# Task objective
Locate each line containing the string "this" and copy it out.

— START Input material —

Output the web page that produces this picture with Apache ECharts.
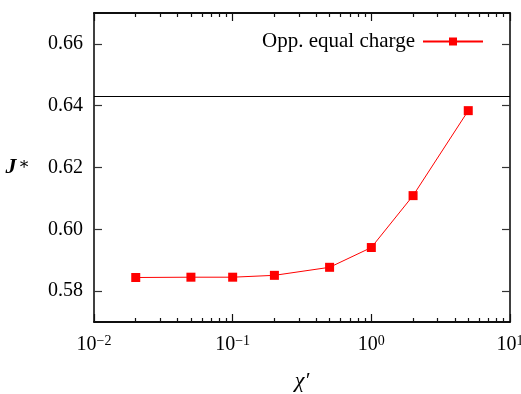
<!DOCTYPE html>
<html><head><meta charset="utf-8">
<script src="https://cdn.jsdelivr.net/npm/echarts@6/dist/echarts.min.js"></script>
<style>html,body{margin:0;padding:0;background:#fff}#c{width:521px;height:394px}</style>
</head><body><div id="c"></div>
<script>
const chiValues = [0.02, 0.05, 0.1, 0.2, 0.5, 1, 2, 5];
const jValues = [0.5844, 0.5845, 0.5845, 0.5851, 0.5877, 0.5941, 0.6109, 0.6384];
const seriesName = 'Opp. equal charge';
const refLine = 0.643;
const yTicks = [0.58, 0.60, 0.62, 0.64, 0.66];
const xMajor = [0.01, 0.1, 1, 10];
const xMinor = [0.02,0.03,0.04,0.05,0.06,0.07,0.08,0.09,0.2,0.3,0.4,0.5,0.6,0.7,0.8,0.9,2,3,4,5,6,7,8,9];
const expLabels = {0.01:'−2', 0.1:'−1', 1:'0', 10:'1'};

const serif = '"Liberation Serif","DejaVu Serif",serif';
const chart = echarts.init(document.getElementById('c'));
function xAx(pos, major, labels){
  return {
    type:'log', min:0.01, max:10, position:pos,
    axisLine:{show:true, lineStyle:{color:'#000', width:1.5}},
    axisTick:{show:true, inside:true, length: major?8:4, customValues: major?xMajor:xMinor, lineStyle:{color:'#111', width:1.2}},
    axisLabel:{show:labels, customValues:xMajor, margin:12,
      formatter:function(v){ return '{b|10}{s|' + (expLabels[v] ?? '') + '}'; },
      rich:{b:{fontFamily:serif, fontSize:20, color:'#000'}, s:{fontFamily:serif, fontSize:14, color:'#000', verticalAlign:'top', padding:[0,0,8,0]}}},
    splitLine:{show:false}
  };
}
const xAxes = [xAx('bottom', true, true), xAx('bottom', false, false), xAx('top', true, false), xAx('top', false, false)];
xAxes[0].name = 'χ′';
xAxes[0].nameLocation = 'middle';
xAxes[0].nameGap = 48;
xAxes[0].nameTextStyle = {fontFamily:serif, fontSize:22, fontStyle:'italic', color:'#000'};

function yAx(pos, labels){
  return {
    type:'value', min:0.57, max:0.67, position:pos,
    axisLine:{show:true, lineStyle:{color:'#000', width:1.5}},
    axisTick:{show:true, inside:true, length:8, customValues:yTicks, lineStyle:{color:'#333', width:1.2}},
    axisLabel:{show:labels, customValues:yTicks, margin:11, fontFamily:serif, fontSize:20, color:'#000',
      formatter:function(v){return v.toFixed(2);}},
    splitLine:{show:false}
  };
}
const yAxes = [yAx('left', true), yAx('right', false)];
yAxes[0].name = '{j|J}{s|∗}';
yAxes[0].nameLocation = 'middle';
yAxes[0].nameRotate = 0;
yAxes[0].nameGap = 64;
yAxes[0].nameTextStyle = {rich:{j:{fontFamily:serif, fontSize:22, fontStyle:'italic', fontWeight:'bold', color:'#000'}, s:{fontFamily:serif, fontSize:17, color:'#000', verticalAlign:'top', padding:[0,0,6,2]}}};

chart.setOption({
  animation:false,
  grid:{left:94, right:11, top:13, bottom:72, containLabel:false, outerBoundsMode:'none'},
  legend:{
    show:true, right:32, top:26, align:'right', itemWidth:60, itemHeight:10,
    textStyle:{fontFamily:serif, fontSize:21, color:'#000', padding:[0,3,0,0]},
    data:[{name:seriesName}]
  },
  xAxis: xAxes,
  yAxis: yAxes,
  series:[{
    name: seriesName, type:'line', xAxisIndex:0, yAxisIndex:0,
    data: chiValues.map((x,i)=>[x, jValues[i]]),
    symbol:'rect', symbolSize:9,
    lineStyle:{color:'#ff0000', width:1}, itemStyle:{color:'#ff0000'},
    markLine:{silent:true, symbol:'none', precision:4, label:{show:false}, lineStyle:{color:'#000', width:1, type:'solid'},
      data:[{yAxis: refLine}]}
  }]
});
</script></body></html>
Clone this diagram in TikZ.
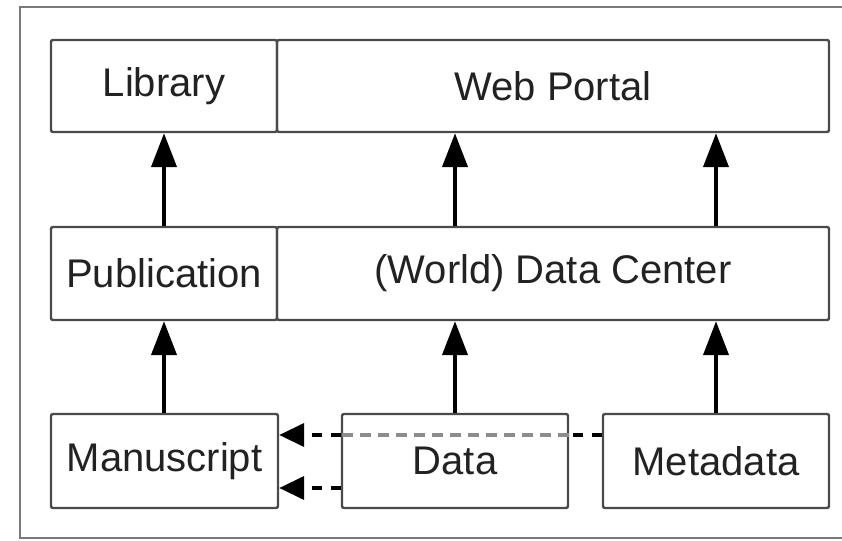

— END Input material —

# Complete answer
Output the web page that produces this picture with Apache ECharts.
Clone this diagram in TikZ.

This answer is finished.